Outre-Rhin, Ernst Wiechert est reconnu comme un auteur de la trempe d’un Thomas Mann ou d’un Stefan Zweig. Emprisonné par les nazis, il s’est tu, se repliant dans une résistance toute intérieure. Il émigre en 1945 en Suisse, écrit Missa sine nomine et meurt. Parfaitement située dans le temps, le juste après-guerre, et dans l’espace, l’Allemagne de l’Ouest, son ultime chef-d’œuvre conte une histoire merveilleuse. Trois frères sexagénaires, nés en Prusse Orientale, ont survécu à l’effondrement du Troisième Reich. Général sous Guillaume II, Anselme parvint à échapper à l’enrôlement, il mena l’exode de ses paysans, mais échoua à les protéger. Aegide vit pour et par le travail de la terre ; désœuvré, il erre comme une âme en peine. Amédée a été dénoncé par son gardien de chasse. Après avoir survécu à quatre années de camps de la mort, le doux musicien s’est mué en fauve, il s’est vengé et ne trouve plus le repos. « ... on avait enlevé (à ces exilés) ce qui assurait la sécurité de leur existence. Cet élément indispensable dont tout homme a besoin, mais qui change avec chacun. »

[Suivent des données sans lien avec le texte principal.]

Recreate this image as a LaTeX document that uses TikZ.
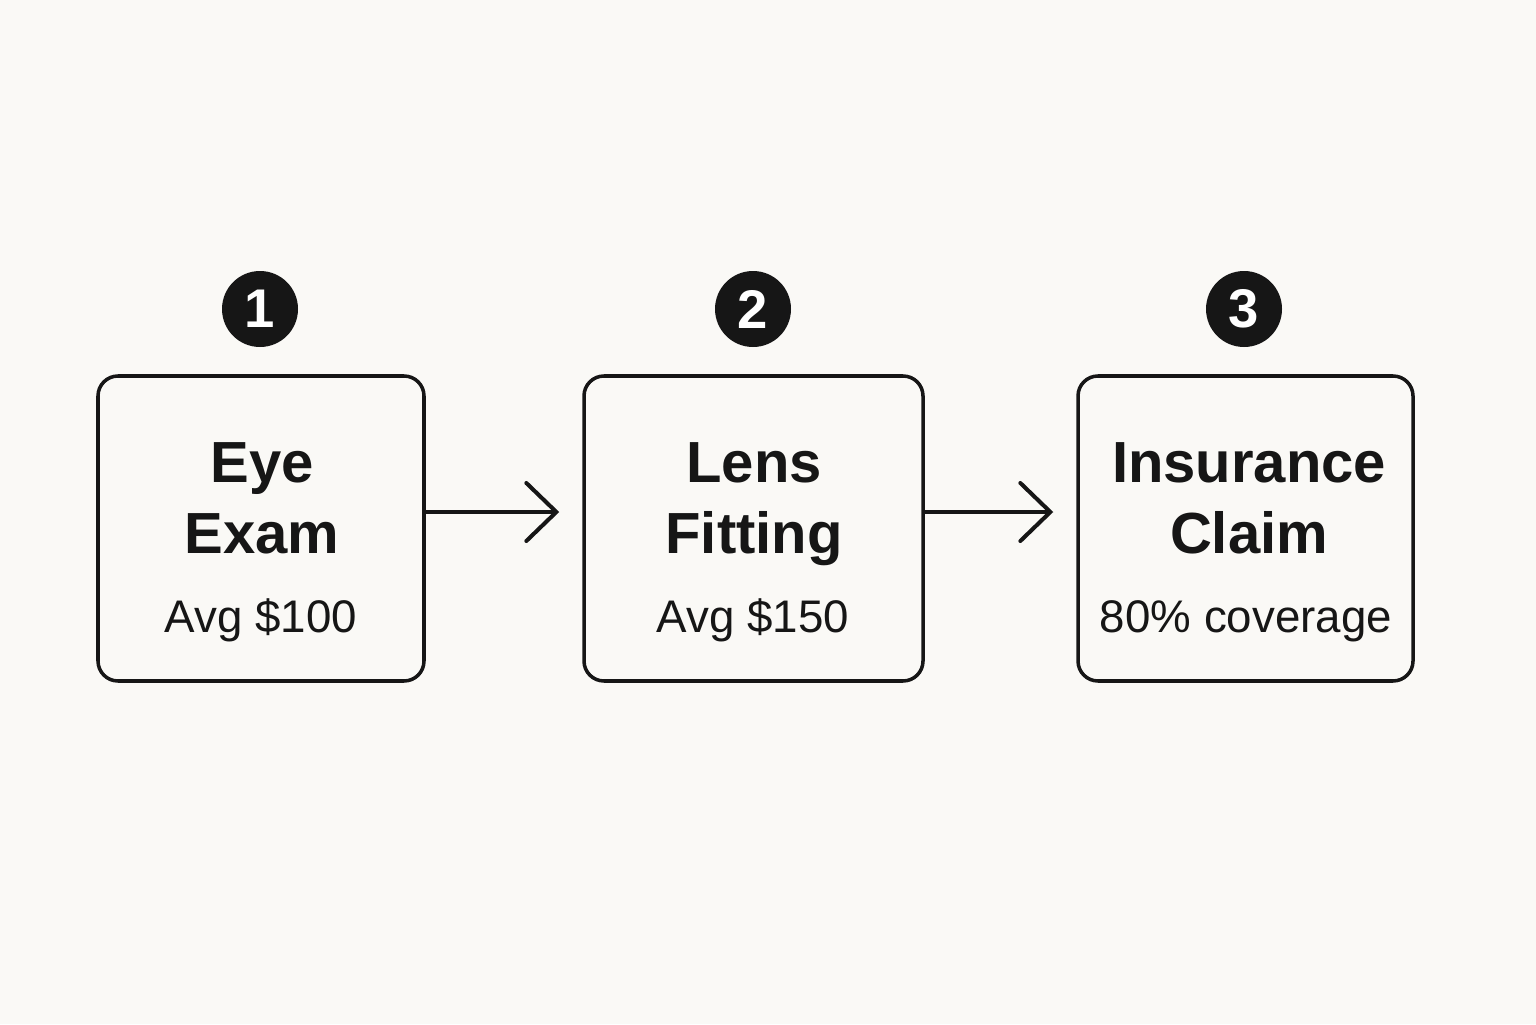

Le titre demeure mystérieux. Il pourrait évoquer une liturgie discrète, individuelle et protestante, où chaque homme est invité à rencontrer le Dieu unique mais caché. Missa sine nomine est l’histoire d’une lente rédemption, rythmée par le passage des saisons sur le marais, une nature pauvre, mais apaisante. Les barons von Liljcrona se surprendront à se pardonner, puis à pardonner.


La plume magnifique d’Ernst Wiechert est magnifique, elle décrit sans juger. Le mal existe, il est venu, a subjugué le pays, puis a été, provisoirement, vaincu. Sans rien oublier, il nous invite à vaincre l’appel commun à la haine, à absoudre et à tenter de vivre.


« Il ne savait pas encore qu’il était moins douloureux d’écrire, que de se défaire de ce qu’on avait écrit et de le remettre entre les mains d’autrui. C’était comme vendre son enfant et rentrer chez soi, avec l’argent en poche. »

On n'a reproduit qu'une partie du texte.